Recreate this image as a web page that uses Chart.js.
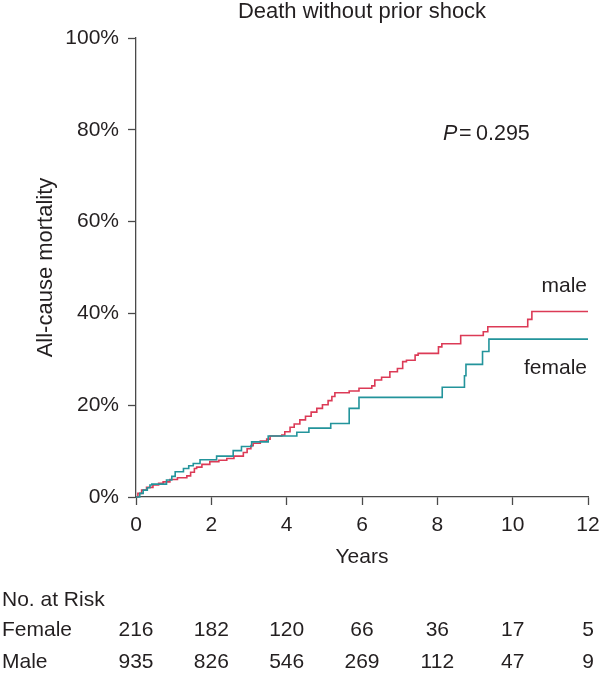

---

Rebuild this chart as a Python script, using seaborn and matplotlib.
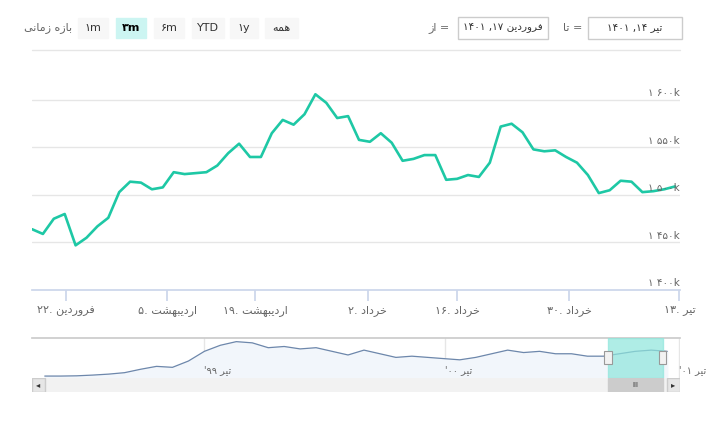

...

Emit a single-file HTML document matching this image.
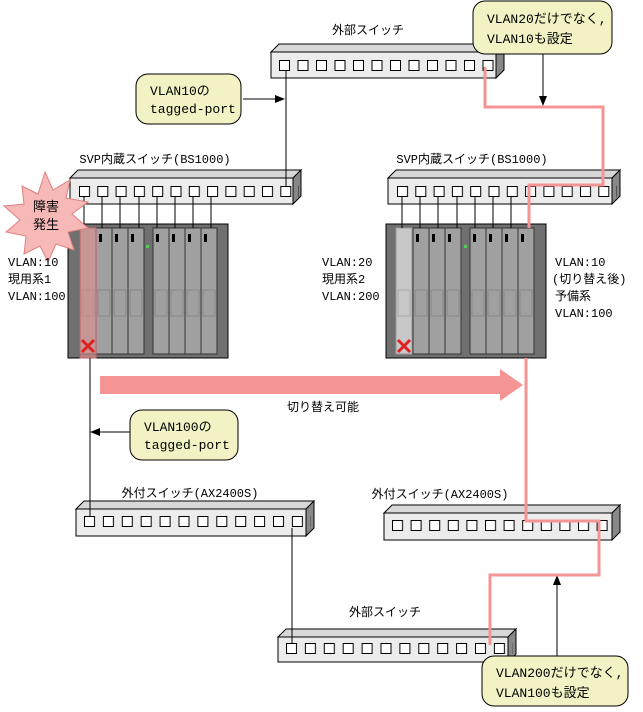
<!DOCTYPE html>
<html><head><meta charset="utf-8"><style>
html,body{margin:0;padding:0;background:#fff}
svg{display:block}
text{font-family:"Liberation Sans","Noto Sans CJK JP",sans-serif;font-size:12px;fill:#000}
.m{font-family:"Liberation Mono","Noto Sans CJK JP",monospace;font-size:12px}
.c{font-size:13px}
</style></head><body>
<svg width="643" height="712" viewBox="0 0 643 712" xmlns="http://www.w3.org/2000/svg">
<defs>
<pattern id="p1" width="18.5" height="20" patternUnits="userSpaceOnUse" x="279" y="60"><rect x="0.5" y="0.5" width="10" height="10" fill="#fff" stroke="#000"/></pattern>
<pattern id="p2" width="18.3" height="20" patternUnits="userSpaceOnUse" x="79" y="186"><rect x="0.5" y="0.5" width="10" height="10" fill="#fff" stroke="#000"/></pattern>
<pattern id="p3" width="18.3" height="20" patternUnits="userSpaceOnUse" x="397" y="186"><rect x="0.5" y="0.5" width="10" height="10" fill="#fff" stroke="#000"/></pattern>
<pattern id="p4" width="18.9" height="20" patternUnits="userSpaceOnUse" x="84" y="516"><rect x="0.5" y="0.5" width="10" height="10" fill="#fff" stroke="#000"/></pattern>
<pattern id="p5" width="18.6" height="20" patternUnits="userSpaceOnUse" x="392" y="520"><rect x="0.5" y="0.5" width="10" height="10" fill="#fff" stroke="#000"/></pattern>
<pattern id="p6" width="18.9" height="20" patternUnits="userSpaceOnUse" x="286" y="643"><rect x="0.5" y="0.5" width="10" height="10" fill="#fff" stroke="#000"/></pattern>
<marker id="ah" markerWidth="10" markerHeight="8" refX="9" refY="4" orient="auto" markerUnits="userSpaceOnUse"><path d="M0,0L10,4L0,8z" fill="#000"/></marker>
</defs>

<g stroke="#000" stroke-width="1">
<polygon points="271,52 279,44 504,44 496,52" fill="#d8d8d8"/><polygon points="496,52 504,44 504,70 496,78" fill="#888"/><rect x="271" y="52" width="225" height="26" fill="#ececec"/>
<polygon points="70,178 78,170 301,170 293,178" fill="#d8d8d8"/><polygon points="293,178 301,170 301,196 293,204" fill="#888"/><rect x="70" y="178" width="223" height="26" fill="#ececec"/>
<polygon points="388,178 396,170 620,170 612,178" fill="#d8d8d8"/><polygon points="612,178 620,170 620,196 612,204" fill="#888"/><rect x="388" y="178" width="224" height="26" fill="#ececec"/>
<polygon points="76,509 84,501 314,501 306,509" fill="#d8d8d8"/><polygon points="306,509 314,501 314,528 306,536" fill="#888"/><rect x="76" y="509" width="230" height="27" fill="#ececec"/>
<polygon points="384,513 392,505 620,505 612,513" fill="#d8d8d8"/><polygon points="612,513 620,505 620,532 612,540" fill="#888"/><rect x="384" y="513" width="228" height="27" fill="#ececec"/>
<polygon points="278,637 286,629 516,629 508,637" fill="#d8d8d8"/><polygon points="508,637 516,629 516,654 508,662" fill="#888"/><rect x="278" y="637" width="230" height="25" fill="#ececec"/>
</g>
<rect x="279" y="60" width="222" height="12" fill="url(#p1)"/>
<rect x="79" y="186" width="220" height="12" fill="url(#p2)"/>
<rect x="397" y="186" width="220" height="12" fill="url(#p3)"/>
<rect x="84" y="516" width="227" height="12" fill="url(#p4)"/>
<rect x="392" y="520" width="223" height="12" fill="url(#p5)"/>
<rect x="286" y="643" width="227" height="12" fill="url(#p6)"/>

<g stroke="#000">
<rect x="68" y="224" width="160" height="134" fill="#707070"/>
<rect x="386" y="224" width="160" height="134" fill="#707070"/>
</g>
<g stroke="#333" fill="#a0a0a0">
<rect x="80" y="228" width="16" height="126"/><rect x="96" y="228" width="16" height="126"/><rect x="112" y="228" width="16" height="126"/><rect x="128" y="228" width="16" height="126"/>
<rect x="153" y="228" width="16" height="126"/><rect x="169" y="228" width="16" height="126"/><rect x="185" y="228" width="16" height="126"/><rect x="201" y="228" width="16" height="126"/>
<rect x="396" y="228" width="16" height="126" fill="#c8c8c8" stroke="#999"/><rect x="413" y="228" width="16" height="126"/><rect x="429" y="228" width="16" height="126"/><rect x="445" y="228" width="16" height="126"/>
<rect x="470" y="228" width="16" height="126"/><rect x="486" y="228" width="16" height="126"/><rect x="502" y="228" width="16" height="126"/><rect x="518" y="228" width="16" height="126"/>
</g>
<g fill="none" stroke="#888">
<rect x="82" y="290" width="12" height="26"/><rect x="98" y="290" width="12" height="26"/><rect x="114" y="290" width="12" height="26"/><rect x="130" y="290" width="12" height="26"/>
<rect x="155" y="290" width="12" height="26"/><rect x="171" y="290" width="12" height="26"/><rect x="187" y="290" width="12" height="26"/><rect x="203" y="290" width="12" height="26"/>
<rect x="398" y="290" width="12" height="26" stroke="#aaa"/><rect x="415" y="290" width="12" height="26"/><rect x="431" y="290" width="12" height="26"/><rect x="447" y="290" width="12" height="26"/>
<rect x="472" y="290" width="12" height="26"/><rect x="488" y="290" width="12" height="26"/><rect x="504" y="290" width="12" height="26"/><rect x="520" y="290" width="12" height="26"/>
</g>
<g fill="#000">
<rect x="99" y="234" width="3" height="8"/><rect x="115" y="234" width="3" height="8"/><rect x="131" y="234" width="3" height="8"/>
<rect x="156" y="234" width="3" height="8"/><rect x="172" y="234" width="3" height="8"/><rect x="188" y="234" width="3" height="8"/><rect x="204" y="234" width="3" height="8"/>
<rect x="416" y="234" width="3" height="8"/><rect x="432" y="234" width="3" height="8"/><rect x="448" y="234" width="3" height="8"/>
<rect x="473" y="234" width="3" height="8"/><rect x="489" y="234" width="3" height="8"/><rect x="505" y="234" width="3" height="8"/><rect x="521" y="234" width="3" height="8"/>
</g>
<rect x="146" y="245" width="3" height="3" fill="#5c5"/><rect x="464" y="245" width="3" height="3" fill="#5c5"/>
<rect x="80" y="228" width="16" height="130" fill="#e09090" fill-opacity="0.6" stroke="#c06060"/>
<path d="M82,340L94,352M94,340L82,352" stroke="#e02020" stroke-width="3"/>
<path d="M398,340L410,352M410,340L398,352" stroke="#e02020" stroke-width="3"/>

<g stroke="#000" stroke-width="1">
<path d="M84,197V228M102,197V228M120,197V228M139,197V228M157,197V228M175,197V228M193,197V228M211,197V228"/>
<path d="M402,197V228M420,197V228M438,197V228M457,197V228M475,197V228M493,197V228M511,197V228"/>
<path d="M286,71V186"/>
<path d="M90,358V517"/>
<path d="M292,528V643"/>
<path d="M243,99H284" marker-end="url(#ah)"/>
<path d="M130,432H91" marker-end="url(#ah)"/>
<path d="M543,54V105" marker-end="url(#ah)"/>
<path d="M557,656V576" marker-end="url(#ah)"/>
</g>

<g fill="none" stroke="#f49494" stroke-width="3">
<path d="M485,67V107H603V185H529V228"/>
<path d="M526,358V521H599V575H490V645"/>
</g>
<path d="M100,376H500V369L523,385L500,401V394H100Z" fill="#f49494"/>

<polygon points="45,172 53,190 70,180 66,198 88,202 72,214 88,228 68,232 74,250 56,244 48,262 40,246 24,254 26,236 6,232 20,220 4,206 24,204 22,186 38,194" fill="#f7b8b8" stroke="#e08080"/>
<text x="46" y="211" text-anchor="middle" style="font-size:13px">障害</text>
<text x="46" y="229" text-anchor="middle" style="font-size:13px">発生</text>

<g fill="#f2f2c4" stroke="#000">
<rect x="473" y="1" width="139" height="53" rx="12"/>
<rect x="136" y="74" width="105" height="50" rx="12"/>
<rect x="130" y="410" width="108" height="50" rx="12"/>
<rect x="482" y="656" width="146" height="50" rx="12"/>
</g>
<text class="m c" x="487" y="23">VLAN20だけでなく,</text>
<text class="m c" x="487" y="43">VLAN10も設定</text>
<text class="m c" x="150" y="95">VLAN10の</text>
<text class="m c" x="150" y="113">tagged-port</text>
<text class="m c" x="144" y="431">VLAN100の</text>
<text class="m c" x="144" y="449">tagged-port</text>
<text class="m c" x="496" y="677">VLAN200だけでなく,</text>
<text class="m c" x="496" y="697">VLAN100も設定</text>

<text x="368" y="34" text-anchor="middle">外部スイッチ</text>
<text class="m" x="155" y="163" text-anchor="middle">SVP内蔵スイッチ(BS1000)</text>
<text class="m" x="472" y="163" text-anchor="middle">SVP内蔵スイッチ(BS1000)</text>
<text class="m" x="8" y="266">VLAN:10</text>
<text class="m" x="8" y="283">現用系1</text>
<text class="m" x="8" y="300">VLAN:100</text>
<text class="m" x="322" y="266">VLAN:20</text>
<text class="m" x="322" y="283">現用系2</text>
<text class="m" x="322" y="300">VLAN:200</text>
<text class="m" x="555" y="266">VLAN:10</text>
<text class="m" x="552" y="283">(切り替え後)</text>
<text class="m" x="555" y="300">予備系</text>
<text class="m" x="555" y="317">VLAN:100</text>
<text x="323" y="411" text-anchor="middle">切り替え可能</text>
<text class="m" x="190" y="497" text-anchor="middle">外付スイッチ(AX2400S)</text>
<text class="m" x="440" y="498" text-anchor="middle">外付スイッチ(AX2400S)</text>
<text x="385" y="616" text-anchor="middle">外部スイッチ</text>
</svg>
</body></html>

-- PROBLEM DESCRIPTION --
Using the material above, report each line where "this" occurs.

-- THE SOLUTION --
Recreate this image as a web page that uses Chart.js.
Rebuild this chart as a Python script, using seaborn and matplotlib.
Emit a single-file HTML document matching this image.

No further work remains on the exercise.